Como mudar sem perder a motivação
O começo do ano é sempre repleto de vontade. Vontade de ser mais saudável, de encontrar um amor, e de deixar para trás o que não faz sentido. Mas no decorrer dos meses, sabemos que muita coisa fica apenas no papel.
Para que as mudanças sejam efetivas e duradouras, e que você não recaia naquilo que não te cabe mais, Adriana pontua algumas dicas importantes.
Em primeiro lugar, prepare-se para o desconforto. “Mudanças, especialmente as que envolvem desapego, trazem desconforto. Pode surgir a vontade de desistir ou a sensação de que ‘não devia ter feito isso’. Isso é normal”, explica a psicóloga.
Para evitar cair na tentação de retroceder, antecipe esses momentos criando estratégias claras. Combinados consigo mesmo o que você fará quando surgir a vontade de voltar atrás.
“Uma segunda etapa é escrever uma carta para você mesmo. Hoje, enquanto se sente motivado, escreva uma carta para o seu ‘eu futuro’, lembrando-o de por que começou essa mudança”, diz Adriana.
Esse momento de escrita, além de terapêutico, pode servir como um guia durante os próximos meses, quando a culpa, o medo e a insegurança baterem na porta.
“Seja compassivo com você mesmo. Reconheça que o desapego é desafiador e não se critique por sentir dificuldade”, sugere a especialista. Em vez disso, ela lembra de se tratar com gentileza, lembrando que estar no caminho, mesmo com tropeços, é uma demonstração de coragem.
Tropeçar no caminho faz parte
Nesse processo, também é necessário aceitar os momentos de pausa e sensação de retrocesso. Então, se perceber que está estagnado, lembre-se: isso também faz parte. Adriana explica que “às vezes, esses períodos de inação são momentos de maturação emocional e reflexão. Processar o que está acontecendo internamente é tão importante quanto as ações externas”.
E, por fim, busque apoio. A especialista reforça que terapia e práticas como a escrita ajudam a organizar os pensamentos, lidar com as emoções e ganhar clareza. São ferramentas valiosas para manter o compromisso com o processo.
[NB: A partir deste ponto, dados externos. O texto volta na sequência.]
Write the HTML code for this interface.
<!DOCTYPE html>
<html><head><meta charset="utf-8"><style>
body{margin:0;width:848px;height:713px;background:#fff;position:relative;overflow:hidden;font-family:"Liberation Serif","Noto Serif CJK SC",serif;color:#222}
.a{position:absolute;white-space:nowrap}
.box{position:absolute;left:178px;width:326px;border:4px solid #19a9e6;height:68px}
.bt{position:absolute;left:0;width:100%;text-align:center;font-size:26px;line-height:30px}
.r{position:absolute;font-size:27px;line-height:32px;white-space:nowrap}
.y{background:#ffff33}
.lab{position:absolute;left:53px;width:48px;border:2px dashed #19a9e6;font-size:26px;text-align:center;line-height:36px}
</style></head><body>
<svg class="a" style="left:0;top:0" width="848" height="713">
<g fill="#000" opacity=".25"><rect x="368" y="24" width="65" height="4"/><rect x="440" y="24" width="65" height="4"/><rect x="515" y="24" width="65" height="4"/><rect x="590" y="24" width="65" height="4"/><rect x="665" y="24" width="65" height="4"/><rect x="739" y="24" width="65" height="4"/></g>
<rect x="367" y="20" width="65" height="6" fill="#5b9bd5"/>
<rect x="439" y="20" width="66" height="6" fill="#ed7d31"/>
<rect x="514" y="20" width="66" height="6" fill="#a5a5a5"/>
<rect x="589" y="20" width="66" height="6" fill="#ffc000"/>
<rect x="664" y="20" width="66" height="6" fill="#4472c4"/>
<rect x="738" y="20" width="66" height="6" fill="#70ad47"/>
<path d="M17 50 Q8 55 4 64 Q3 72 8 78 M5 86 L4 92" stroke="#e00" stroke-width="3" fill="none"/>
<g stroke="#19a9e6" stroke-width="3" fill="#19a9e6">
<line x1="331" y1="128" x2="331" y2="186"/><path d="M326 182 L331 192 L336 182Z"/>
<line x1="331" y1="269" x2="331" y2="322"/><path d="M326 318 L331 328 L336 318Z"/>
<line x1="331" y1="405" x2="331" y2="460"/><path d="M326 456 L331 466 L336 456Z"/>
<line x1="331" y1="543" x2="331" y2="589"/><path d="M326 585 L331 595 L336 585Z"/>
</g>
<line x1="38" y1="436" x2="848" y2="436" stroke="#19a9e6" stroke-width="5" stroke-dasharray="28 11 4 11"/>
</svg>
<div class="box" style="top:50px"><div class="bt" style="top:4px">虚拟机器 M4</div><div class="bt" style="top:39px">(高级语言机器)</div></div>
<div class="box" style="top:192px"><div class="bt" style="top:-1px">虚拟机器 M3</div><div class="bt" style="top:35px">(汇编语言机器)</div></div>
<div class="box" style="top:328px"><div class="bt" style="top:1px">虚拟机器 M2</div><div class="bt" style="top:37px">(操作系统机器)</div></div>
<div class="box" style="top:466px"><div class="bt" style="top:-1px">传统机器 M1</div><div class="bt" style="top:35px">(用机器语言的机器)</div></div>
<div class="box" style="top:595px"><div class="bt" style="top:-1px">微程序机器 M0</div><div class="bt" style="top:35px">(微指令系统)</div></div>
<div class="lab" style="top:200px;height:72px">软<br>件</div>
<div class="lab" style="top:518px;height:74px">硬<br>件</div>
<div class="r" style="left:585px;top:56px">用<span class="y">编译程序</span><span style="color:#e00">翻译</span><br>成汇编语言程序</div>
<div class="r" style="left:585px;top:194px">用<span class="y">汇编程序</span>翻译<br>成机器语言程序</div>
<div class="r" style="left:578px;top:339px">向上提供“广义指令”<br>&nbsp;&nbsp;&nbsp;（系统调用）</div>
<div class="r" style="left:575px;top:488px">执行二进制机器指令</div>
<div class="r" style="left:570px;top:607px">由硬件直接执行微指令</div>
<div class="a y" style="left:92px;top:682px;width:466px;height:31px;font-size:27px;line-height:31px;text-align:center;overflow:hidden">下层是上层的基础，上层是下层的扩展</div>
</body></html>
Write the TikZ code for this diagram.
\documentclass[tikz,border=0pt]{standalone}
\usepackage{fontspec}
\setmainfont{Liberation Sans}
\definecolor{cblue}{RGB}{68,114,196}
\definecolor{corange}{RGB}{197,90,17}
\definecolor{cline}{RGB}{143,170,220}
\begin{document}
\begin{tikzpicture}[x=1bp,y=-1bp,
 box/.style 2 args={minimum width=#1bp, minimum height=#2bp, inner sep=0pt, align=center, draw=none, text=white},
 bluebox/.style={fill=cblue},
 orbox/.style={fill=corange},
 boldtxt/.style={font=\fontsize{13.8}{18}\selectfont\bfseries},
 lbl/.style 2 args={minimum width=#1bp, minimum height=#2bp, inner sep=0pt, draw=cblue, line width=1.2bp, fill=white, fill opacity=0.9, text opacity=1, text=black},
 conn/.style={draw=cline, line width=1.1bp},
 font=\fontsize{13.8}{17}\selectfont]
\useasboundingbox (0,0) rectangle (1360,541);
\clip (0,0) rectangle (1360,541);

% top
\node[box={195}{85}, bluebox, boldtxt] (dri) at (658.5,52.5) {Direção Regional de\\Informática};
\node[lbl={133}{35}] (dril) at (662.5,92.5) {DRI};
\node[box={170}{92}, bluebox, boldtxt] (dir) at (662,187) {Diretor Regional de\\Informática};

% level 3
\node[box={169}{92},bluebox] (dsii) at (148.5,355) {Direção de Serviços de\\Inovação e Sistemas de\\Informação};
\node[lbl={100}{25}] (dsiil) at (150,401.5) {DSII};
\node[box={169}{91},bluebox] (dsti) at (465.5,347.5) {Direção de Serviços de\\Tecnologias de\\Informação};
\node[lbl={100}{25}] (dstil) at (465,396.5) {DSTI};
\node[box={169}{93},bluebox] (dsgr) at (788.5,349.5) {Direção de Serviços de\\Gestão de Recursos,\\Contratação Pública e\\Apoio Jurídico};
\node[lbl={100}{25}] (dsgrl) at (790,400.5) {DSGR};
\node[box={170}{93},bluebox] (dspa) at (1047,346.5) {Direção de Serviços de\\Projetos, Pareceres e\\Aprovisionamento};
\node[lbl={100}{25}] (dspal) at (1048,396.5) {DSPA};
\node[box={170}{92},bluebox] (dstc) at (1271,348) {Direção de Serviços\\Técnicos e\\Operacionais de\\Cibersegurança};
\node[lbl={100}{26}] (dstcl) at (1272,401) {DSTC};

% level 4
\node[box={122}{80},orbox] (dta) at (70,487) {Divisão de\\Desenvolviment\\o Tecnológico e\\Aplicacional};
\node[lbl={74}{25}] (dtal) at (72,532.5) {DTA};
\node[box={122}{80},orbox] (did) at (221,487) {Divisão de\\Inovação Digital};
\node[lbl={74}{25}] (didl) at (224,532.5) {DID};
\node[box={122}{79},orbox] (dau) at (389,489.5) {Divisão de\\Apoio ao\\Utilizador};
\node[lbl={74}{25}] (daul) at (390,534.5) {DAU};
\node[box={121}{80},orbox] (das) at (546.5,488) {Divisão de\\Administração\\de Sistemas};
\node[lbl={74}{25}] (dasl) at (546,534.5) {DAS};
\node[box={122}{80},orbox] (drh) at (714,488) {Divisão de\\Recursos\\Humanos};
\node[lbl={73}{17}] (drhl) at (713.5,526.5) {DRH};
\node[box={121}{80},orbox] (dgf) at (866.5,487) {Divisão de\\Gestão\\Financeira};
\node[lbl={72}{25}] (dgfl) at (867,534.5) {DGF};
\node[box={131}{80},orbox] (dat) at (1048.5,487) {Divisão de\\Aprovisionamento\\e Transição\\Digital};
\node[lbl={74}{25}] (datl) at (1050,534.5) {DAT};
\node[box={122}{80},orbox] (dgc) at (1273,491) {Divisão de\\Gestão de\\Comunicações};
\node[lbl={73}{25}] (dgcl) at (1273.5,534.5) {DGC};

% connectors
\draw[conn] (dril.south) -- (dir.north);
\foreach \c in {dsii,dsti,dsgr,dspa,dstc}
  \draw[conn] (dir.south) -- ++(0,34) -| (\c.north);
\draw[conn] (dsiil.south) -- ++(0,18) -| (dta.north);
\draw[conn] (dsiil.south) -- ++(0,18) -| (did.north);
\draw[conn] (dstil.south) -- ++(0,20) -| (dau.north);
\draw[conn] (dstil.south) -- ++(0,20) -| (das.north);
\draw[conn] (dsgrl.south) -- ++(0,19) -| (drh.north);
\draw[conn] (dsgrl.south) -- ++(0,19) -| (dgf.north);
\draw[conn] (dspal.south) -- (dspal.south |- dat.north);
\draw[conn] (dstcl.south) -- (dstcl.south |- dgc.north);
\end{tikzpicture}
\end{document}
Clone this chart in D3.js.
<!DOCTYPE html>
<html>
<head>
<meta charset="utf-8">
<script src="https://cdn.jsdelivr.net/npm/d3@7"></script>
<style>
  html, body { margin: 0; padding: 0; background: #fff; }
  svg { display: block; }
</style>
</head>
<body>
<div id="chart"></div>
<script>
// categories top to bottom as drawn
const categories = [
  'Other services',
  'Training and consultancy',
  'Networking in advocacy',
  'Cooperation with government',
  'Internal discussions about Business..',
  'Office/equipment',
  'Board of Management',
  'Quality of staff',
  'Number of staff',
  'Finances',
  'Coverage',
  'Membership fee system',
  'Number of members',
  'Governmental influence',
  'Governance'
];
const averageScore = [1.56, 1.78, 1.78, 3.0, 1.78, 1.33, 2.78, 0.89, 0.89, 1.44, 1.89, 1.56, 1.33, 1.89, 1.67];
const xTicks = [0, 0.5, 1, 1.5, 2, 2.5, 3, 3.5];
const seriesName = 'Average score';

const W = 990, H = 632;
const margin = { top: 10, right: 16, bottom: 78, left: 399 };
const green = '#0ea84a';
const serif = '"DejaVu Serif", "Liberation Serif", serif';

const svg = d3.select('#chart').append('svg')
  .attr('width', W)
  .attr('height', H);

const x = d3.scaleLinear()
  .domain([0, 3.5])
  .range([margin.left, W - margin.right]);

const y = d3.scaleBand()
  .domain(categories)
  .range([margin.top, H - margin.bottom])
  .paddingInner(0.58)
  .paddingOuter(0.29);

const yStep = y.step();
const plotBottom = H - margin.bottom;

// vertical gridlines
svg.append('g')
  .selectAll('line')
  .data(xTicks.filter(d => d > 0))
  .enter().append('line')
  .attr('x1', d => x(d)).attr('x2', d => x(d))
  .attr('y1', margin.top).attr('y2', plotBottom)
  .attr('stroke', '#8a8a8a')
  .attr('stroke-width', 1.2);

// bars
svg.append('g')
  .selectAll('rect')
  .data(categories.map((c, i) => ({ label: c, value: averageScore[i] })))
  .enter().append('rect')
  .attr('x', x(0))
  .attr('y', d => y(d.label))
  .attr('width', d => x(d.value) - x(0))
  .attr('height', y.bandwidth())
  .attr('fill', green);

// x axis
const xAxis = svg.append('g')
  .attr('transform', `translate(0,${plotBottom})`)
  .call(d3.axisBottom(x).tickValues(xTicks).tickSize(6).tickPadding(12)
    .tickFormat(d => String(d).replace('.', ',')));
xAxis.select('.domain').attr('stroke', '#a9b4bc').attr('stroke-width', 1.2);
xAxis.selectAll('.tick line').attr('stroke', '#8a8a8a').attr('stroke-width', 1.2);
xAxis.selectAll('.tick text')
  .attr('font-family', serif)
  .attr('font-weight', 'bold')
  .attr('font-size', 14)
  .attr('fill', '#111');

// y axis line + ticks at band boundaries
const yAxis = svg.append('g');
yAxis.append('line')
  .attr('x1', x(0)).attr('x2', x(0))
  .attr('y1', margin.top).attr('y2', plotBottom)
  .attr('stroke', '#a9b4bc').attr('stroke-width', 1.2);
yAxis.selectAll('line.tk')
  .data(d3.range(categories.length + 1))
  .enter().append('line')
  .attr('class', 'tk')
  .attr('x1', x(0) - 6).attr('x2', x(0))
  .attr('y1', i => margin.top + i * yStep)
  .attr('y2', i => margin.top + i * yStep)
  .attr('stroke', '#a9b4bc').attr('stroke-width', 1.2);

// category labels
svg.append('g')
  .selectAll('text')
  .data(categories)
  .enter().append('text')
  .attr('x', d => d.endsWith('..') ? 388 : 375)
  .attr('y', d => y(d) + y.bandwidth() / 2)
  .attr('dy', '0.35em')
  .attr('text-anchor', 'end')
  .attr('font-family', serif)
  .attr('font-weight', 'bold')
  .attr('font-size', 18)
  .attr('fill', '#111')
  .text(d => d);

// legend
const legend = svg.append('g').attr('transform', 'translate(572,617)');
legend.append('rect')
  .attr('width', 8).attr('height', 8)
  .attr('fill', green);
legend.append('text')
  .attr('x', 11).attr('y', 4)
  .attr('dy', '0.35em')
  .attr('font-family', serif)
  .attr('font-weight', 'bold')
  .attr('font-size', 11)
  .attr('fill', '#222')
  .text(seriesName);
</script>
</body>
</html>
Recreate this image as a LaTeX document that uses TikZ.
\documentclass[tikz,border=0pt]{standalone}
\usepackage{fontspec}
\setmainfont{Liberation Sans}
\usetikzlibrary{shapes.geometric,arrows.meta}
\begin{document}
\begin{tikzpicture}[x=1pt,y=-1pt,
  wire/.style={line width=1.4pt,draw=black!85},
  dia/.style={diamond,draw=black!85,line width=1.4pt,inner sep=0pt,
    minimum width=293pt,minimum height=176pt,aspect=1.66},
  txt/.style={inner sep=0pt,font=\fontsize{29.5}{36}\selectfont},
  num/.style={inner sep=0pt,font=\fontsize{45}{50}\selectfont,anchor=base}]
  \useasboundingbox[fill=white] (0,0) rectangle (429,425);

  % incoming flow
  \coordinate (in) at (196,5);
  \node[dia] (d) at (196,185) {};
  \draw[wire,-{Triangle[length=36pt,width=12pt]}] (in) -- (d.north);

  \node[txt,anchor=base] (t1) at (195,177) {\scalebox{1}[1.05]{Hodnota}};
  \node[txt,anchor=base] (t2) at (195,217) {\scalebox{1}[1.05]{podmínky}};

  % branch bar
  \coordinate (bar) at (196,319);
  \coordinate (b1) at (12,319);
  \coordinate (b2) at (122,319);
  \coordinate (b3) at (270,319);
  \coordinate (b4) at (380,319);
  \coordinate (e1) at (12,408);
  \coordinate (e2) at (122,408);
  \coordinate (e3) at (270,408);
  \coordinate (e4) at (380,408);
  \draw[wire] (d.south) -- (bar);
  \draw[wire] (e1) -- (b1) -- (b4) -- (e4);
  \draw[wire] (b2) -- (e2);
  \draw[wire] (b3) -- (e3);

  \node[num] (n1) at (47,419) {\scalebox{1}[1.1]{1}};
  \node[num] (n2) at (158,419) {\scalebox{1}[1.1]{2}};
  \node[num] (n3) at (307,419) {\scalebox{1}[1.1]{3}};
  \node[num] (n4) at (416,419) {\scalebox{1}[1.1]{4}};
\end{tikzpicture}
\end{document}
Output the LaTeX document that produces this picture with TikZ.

Afinal, desapegar nunca é fácil. Seja de uma roupa, de um emprego ou de um relacionamento. Porém, mais difícil ainda é enfrentar os próximos 365 dias carregando o peso de algo que não faz mais sentido em sua vida.
Sempre que um ano acaba, é comum ouvirmos por aí sobre como o tempo voa, e como o ano passou correndo. De fato, o viver acontece muito rápido. Por isso, não deixe para depois o que se pode mudar hoje. Que o ano novo te traga forças para desapegar e viver com mais leveza.